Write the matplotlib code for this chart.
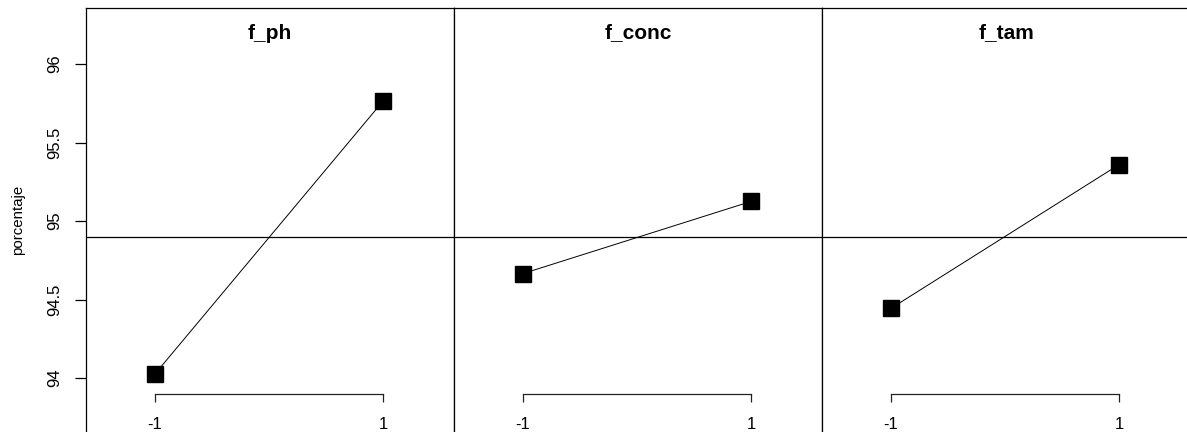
import numpy as np
import matplotlib.pyplot as plt

plt.rcParams["font.family"] = ["Liberation Sans", "DejaVu Sans"]

factors = ["f_ph", "f_conc", "f_tam"]
levels = [-1, 1]
ph_means = [94.025, 95.765]
conc_means = [94.665, 95.125]
tam_means = [94.443, 95.36]
yticks = [94, 94.5, 95, 95.5, 96]
ytick_labels = ["94", "94.5", "95", "95.5", "96"]

series = [ph_means, conc_means, tam_means]
grand_mean = np.mean(np.concatenate(series))

W, H = 1187, 432
fig = plt.figure(figsize=(W / 100, H / 100), dpi=100)

left_px, top_px, panel_px = 86, 8, 368
for i, (name, vals) in enumerate(zip(factors, series)):
    x0 = (left_px + i * panel_px) / W
    ax = fig.add_axes([x0, 0, panel_px / W, (H - top_px) / H])
    ax.set_xlim(-1.603, 1.62)
    ax.set_ylim(93.656, 96.357)
    ax.plot(levels, vals, color="black", lw=0.7, marker="s", ms=11.5,
            markerfacecolor="black", markeredgecolor="black")
    ax.axhline(grand_mean, color="black", lw=0.9)
    ax.text(0.5, 0.941, name, transform=ax.transAxes, ha="center", va="center",
            fontsize=15, fontweight="bold")

    for s in ["top", "left", "right"]:
        ax.spines[s].set_linewidth(0.9)
        ax.spines[s].set_color("black")
    ax.spines["bottom"].set_position(("data", 93.9))
    ax.spines["bottom"].set_bounds(-1, 1)
    ax.spines["bottom"].set_linewidth(0.9)
    ax.spines["bottom"].set_color("#222222")
    ax.set_xticks(levels)
    ax.set_xticklabels(["-1", "1"])
    ax.tick_params(axis="x", direction="out", length=6, width=0.9,
                   pad=11, labelsize=12, color="#222222")

    if i == 0:
        ax.set_yticks(yticks)
        ax.set_yticklabels(ytick_labels, rotation=90, va="center")
        ax.tick_params(axis="y", direction="out", length=8, width=0.9,
                       pad=9, labelsize=12)
        ax.set_ylabel("porcentaje", fontsize=10.8, labelpad=16)
    else:
        ax.set_yticks([])

fig.savefig("out.png", dpi=100)
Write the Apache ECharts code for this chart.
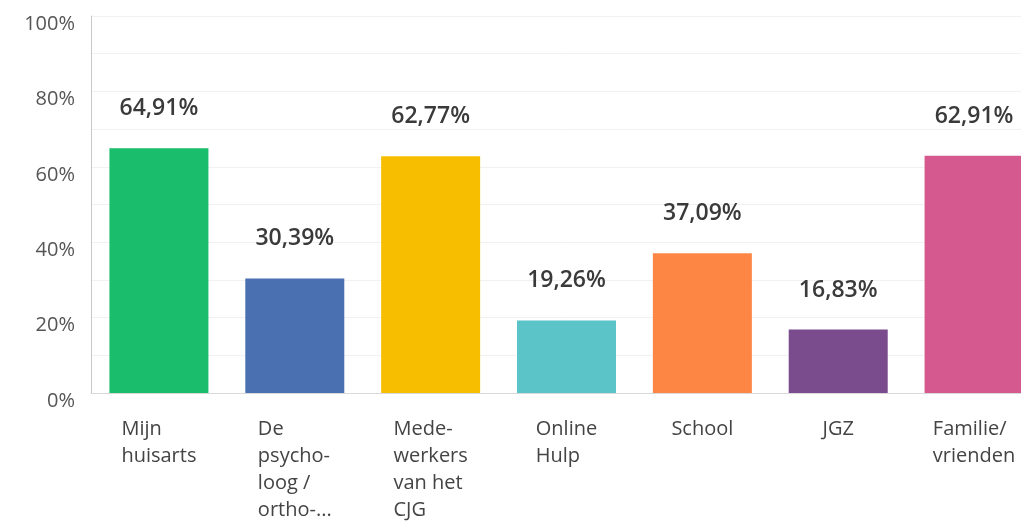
<!DOCTYPE html>
<html>
<head>
<meta charset="utf-8">
<style>
  html, body { margin: 0; padding: 0; background: #fff; overflow: hidden; }
  /* the last bar runs past the right edge of the picture, so the chart is a bit wider than the window */
  #chart { width: 1042px; height: 522px; }
</style>
<script src="https://cdn.jsdelivr.net/npm/echarts@6/dist/echarts.min.js"></script>
</head>
<body>
<div id="chart"></div>
<script>
// categories as shown under the bars (line breaks as in the picture)
const categories = [
  "Mijn\nhuisarts",
  "De\npsycho-\nloog /\northo-...",
  "Mede-\nwerkers\nvan het\nCJG",
  "Online\nHulp",
  "School",
  "JGZ",
  "Familie/\nvrienden"
];
const values = [64.91, 30.39, 62.77, 19.26, 37.09, 16.83, 62.91];
const barColors = ["#19bd6b", "#4a70b2", "#f7be00", "#5ac4c8", "#fd8645", "#7a4b8d", "#d5598e"];
const yTicks = [0, 20, 40, 60, 80, 100];

const font = "'Open Sans', 'Noto Sans', sans-serif";

const chart = echarts.init(document.getElementById("chart"));

chart.setOption({
  animation: false,
  grid: { left: 91, top: 16, bottom: 129, right: 0 },
  xAxis: {
    type: "category",
    data: categories,
    axisLine: { show: true, lineStyle: { color: "#d9d9d9", width: 1 } },
    axisTick: { show: false },
    axisLabel: {
      margin: 23,
      interval: 0,
      formatter: v => "{t|" + v.split("\n").join("}\n{t|") + "}",
      rich: {
        t: { align: "left", fontFamily: font, fontSize: 20, color: "#444", lineHeight: 27 }
      }
    }
  },
  yAxis: {
    type: "value",
    min: 0,
    max: 100,
    interval: 10,
    axisLine: { show: true, lineStyle: { color: "#c8c8c8" } },
    axisTick: { show: false },
    splitLine: { lineStyle: { color: "#f1f1f1" } },
    axisLabel: {
      margin: 16,
      fontFamily: font,
      fontSize: 20,
      color: "#555",
      verticalAlign: "top",
      lineHeight: 16,
      formatter: v => yTicks.indexOf(v) >= 0 ? v + "%" : ""
    }
  },
  series: [{
    type: "bar",
    barWidth: 99,
    data: values.map((v, i) => ({ value: v, itemStyle: { color: barColors[i] } })),
    label: {
      show: true,
      position: "top",
      distance: 28,
      fontFamily: font,
      fontSize: 23,
      fontWeight: 600,
      color: "#3a3a3a",
      formatter: p => p.value.toFixed(2).replace(".", ",") + "%"
    }
  }]
});
</script>
</body>
</html>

◇ ◇ ◇ ◇ ◇

▶ [STATED GOAL] Filter the records, keeping only lines that contain "matplotlib", and show those lines.

▶ [FINAL ANSWER]
Write the matplotlib code for this chart.
import matplotlib.pyplot as plt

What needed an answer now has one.